While still in his teens, Mike Willhoite applied for a job at the Grand River Dam Authority. He said he called, and called, and called again. After all those calls failed, he decided he would try just one last time before enrolling in college. That “one last” phone call led to a 30-year career in public power.
“I had always wanted to work for GRDA,” said Willhoite, a Salina High School graduate. “I was trying to hold on, but needed to get enrolled if I was going to go to school, I thought it I would try one more time.”
He began his career with the GRDA Vegetation Management (Brush) Crew; the crew responsible for mowing, trimming and maintaining GRDA rights-of-way. During that time, he grew familiar with GRDA’s system and began attending an electronics class as night. It wasn’t long before he got an opportunity to put his newly acquired skills to use when he transferred to the GRDA Metering Department and then on to the Relay Department where he spent a total of 14 years. In 2002 he transferred to System Operations, achieving the status of Senior System Operator in 2006.

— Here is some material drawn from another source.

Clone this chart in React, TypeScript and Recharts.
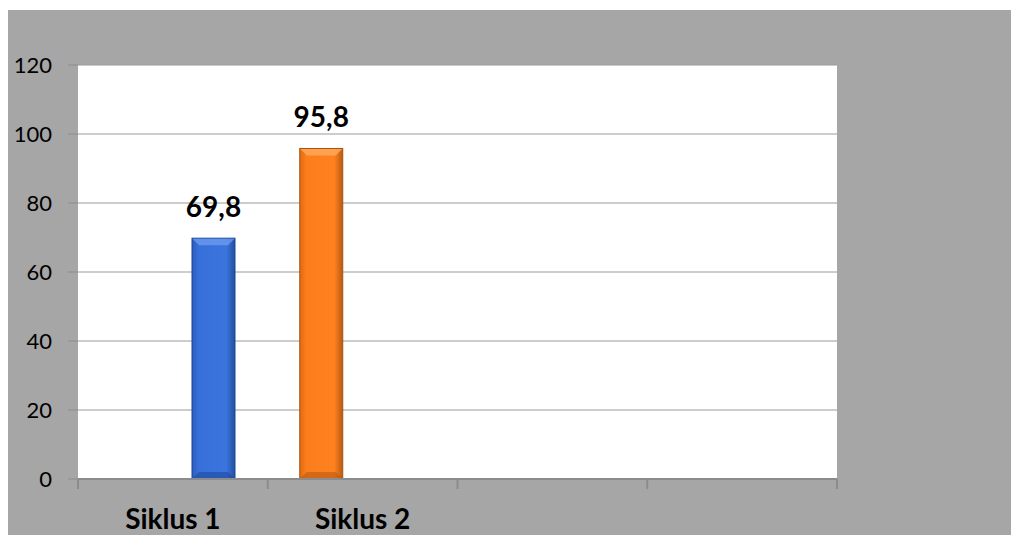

“System Operations had always been my goal ever since I moved to metering,” he said. Spending the last 12 years of his career with the Authority in Operations has given Willhoite more than one occasion to think quickly on his feet and be a part of putting the puzzle back together, restoring power to customers.
“It is exciting,” he said. “When the system has a problem, a town having an outage, lines failing, you have to be prepared every minute for when something happens. It’s like an adrenaline rush.”
According to Willhoite, the big ice storm in 2007 kept the adrenaline flowing for nearly two weeks.
Though he may appreciate excitement at work, he prefers to spend his down time in a much quieter way. Like Thoreau who went to the woods because he wished to live deliberately, Willhoite welcomes any opportunity to spend time in the Rocky Mountains, on foot or on bike.
“It’s so big there, so natural. You can still find those pristine places where there is no one there but you. It’s quiet and peaceful,” he said.
Growing up on his family’s farm, Willhoite fell in love with the freedom that his first bicycle brought him, and quickly set his sights on something bigger and faster. He achieved his dream just a few years later after hauling hay all summer; he bought his first motorcycle when he was 13 years old. He was hooked. Soon, he was even riding competitively in area motor cross events; something he did until just a few years ago. His family support and share his passion for bikes. Lyn, his wife of 28 years and daughter Kathryn support him, and son Michael shares with him too. The pair has competed together in mountain bike races all over Oklahoma and Arkansas.
Now riding his 24th motorcycle, a Sportster Harley Davidson, and his Yeti mountain bike that he built from an American made frame, Willhoite still loves the freedom two wheels bring. Both afford him the opportunity to seek out those quiet, still places.
It’s no wonder his bikes will figure prominently in his retirement. He plans on, once he has slept a full week, going back to the Maroon Bells to finish a hike he and Lyn started four years ago. The Maroon Bells, two peaks in the Elk Mountains near Aspen, Colorado, are separated by about a third of a mile and are reputed to be among the most photographed places in Colorado.
“We hiked in on the south side and then it started snowing. By the time we made it to Frigid Air Pass it was snowing so hard we couldn’t see 10 feet in front of us. We want to go back and hike it from one end to the other,” he said.
The couple also plans on beefing up their gear for their return trip. Besides their water filter and cook stove, there will be quite a lot of dried food, of which he remains amazed by both the range and taste.
“Pour out powder, heat it up and magic- you have macaroni and cheese,” he said with a quiet laugh. “You can really carry a lot of dried food without much weight.”
Considering his love of the mountains, it’s no surprise that Willhoite digs ancient history. When he’s not in the mountains, chances are he will be reading about them and the people who inhabited them. Willhoite also reads a lot shop manuals in order to maintain his bikes.
Though he will miss the camaraderie with GRDA coworkers, he is looking forward to retirement. Reflecting on his career in public power, Willhoite has witnessed quite a few changes over the past 30 years. He believes public power benefits Oklahoma and its residents.
“There is no doubt that public power is good for the area, for the state. Because we provide power at a low cost, towns are able to sell it to their customers and fund their fire departments, and police departments. We are really good for the state.”